*Dataset content*
>>>

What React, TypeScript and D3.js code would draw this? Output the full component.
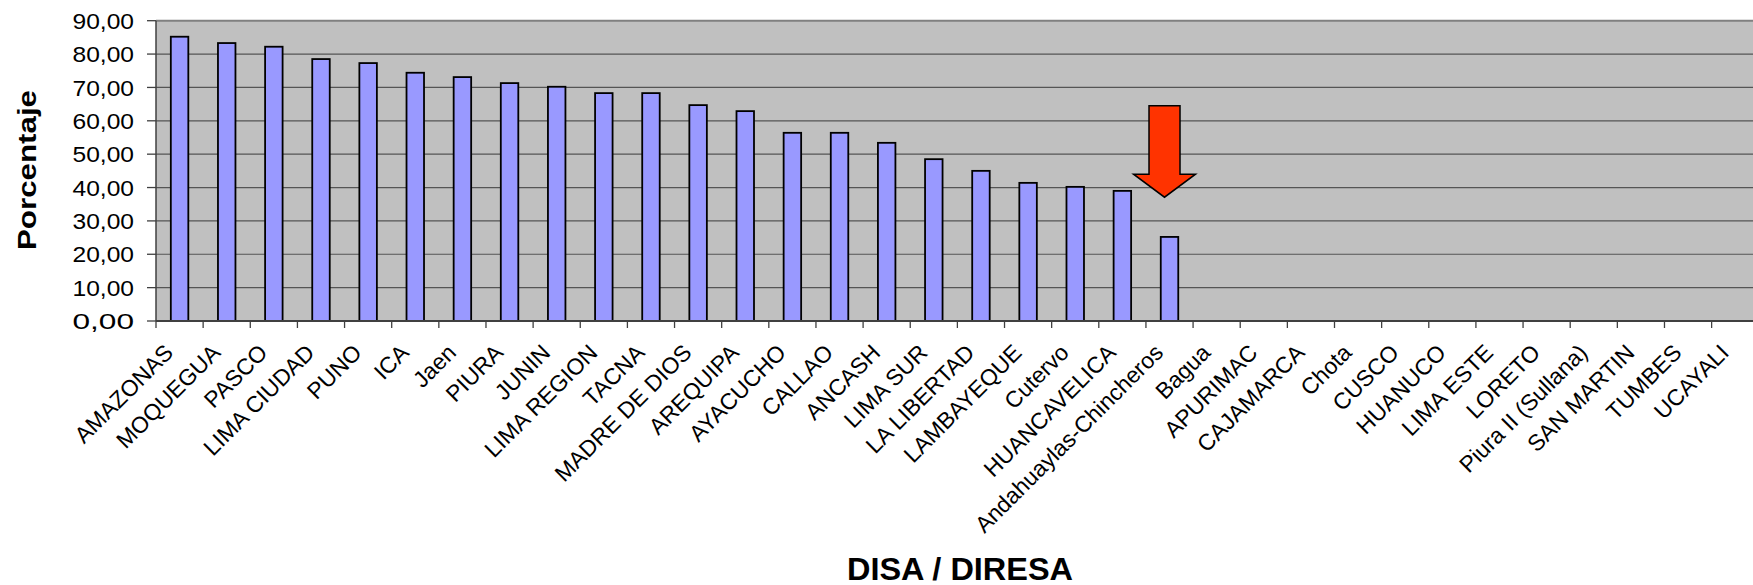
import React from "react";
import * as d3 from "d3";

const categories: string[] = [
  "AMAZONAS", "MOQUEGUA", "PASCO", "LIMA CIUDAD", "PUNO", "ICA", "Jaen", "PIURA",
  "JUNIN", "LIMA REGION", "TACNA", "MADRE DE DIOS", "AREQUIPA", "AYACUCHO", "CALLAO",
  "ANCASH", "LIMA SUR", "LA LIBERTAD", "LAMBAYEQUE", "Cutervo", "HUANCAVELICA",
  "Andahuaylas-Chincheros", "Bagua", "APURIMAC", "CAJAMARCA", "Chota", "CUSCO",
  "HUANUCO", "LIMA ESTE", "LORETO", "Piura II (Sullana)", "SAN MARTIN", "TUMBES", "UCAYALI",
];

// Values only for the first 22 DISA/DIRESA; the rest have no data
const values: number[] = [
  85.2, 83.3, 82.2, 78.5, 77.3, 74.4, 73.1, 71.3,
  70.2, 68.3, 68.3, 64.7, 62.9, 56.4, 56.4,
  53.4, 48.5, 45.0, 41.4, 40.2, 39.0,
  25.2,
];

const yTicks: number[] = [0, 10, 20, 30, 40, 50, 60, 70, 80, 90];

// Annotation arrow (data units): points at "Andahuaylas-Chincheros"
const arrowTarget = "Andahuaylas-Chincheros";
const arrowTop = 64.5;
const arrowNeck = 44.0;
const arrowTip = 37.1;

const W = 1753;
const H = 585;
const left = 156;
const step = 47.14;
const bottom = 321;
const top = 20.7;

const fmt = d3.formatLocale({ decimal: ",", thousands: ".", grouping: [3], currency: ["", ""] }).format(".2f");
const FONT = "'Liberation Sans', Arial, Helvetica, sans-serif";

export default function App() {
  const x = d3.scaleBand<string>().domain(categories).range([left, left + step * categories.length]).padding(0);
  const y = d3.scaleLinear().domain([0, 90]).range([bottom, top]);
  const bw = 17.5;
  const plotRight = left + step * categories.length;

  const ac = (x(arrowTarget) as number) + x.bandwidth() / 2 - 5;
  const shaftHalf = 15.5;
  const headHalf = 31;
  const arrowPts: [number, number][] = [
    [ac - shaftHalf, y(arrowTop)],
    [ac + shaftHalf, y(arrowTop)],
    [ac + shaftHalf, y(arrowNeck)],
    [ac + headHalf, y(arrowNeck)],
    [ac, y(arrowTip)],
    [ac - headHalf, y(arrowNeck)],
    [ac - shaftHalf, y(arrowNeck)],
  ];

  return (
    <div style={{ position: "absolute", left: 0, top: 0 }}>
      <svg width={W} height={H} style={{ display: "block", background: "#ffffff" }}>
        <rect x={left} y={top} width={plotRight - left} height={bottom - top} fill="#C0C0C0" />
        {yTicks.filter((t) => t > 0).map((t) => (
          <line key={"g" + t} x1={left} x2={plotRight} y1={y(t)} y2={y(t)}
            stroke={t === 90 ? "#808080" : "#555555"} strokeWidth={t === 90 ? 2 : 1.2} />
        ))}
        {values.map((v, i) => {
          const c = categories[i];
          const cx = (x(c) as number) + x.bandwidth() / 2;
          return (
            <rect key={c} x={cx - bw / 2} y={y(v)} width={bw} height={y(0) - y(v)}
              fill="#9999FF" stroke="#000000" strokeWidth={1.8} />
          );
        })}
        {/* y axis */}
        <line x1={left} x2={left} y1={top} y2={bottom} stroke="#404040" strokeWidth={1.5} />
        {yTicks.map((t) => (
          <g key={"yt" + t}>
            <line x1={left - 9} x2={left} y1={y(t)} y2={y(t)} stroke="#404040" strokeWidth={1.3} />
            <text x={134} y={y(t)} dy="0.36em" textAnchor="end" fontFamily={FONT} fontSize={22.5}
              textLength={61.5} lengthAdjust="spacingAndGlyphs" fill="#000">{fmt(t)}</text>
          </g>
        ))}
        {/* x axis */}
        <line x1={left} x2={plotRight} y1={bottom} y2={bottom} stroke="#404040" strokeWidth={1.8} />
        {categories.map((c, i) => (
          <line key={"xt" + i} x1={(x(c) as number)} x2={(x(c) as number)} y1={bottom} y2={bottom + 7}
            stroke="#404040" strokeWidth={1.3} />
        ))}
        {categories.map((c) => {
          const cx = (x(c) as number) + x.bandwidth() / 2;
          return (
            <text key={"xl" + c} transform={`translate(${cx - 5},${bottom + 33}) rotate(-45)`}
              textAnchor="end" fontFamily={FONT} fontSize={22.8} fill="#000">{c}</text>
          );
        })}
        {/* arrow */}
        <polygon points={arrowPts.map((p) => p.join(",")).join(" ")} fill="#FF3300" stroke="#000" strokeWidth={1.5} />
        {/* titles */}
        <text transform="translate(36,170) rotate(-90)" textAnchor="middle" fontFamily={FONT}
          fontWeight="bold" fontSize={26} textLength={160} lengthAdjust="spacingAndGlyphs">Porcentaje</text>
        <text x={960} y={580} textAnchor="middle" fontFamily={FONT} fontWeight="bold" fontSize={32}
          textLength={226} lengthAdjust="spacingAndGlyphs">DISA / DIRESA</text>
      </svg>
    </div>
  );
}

<<<
>>>

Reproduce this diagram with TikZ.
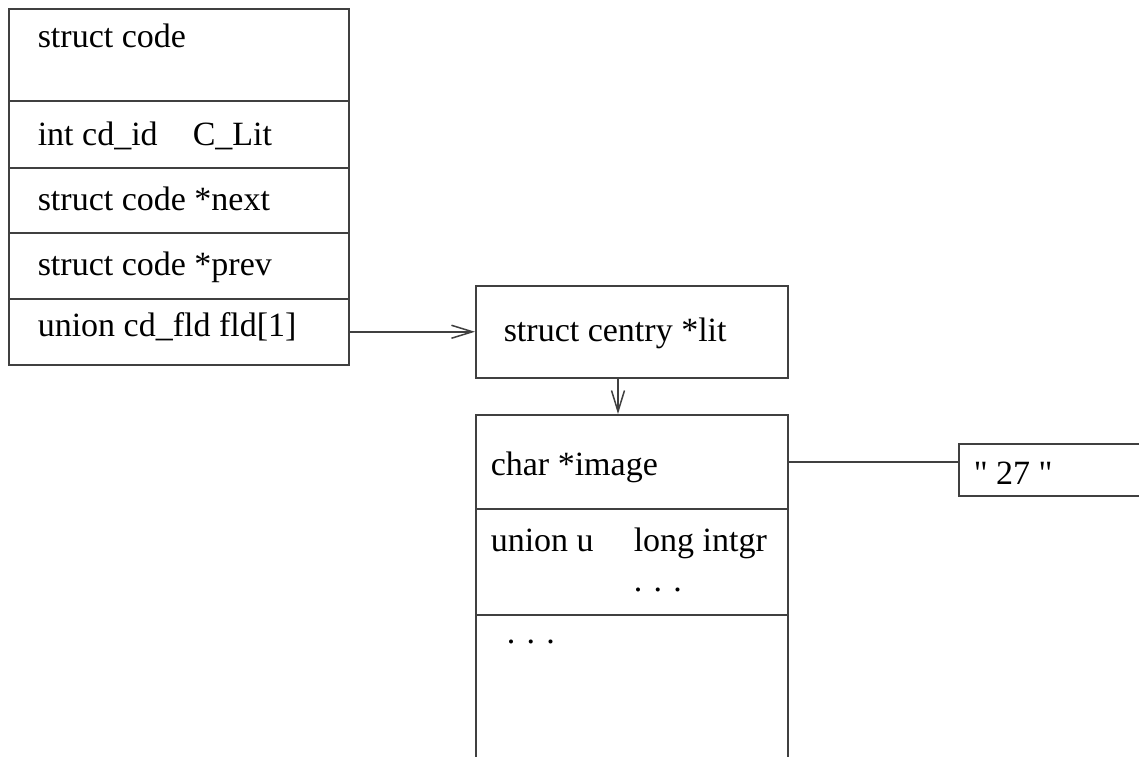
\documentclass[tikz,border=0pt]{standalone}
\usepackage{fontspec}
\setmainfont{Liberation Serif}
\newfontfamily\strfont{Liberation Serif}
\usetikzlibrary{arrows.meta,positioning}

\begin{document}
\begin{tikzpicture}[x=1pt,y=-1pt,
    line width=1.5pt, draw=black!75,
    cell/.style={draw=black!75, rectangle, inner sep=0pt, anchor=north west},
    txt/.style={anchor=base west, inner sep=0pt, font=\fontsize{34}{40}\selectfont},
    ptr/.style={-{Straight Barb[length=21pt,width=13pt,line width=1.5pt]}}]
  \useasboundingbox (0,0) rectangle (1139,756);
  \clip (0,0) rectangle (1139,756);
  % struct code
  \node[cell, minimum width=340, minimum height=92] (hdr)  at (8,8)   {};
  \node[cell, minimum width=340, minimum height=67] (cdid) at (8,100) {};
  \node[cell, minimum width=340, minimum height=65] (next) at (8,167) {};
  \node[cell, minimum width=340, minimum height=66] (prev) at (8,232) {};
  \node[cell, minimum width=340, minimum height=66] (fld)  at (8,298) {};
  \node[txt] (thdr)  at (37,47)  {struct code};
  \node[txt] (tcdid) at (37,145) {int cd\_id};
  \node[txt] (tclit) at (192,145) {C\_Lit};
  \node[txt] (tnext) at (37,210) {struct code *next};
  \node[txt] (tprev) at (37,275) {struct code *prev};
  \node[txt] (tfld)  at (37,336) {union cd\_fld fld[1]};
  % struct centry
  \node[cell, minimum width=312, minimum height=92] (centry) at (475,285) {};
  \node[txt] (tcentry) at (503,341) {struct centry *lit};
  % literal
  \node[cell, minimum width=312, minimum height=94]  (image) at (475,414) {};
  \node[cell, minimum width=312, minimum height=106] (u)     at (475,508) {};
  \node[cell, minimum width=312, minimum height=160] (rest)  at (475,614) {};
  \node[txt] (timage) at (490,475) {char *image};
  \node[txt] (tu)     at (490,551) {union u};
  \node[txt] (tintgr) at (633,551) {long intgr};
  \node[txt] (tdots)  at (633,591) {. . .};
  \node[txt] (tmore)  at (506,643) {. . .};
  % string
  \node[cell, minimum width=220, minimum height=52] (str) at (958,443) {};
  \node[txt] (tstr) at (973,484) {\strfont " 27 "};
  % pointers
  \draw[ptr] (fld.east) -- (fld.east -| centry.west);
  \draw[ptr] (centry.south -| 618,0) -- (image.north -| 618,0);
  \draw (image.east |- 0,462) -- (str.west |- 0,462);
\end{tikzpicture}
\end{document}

<<<
>>>

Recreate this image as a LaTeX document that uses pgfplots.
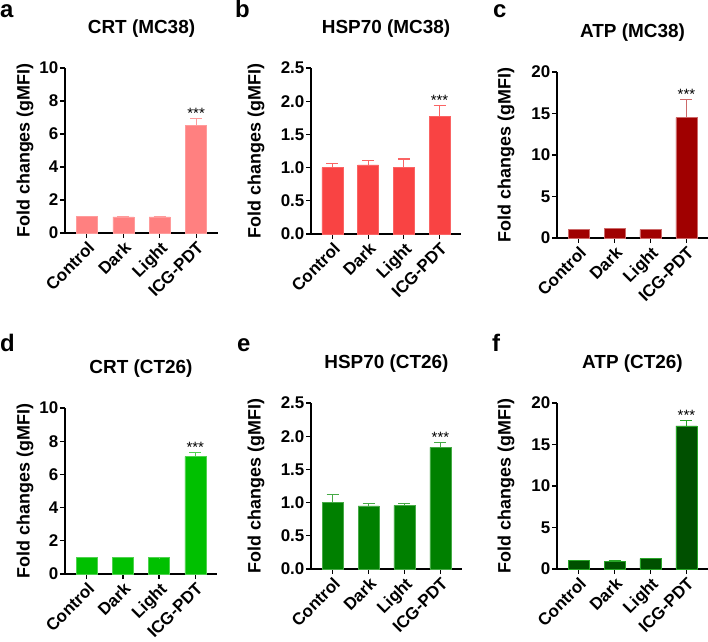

<<<

*What you should do*
Output nothing except the lines from the one containing "What React, TypeScript" through the one containing "import * as", both kept, with the pictures removed.

*Task response*
What React, TypeScript and D3.js code would draw this? Output the full component.
import React from "react";
import * as d3 from "d3";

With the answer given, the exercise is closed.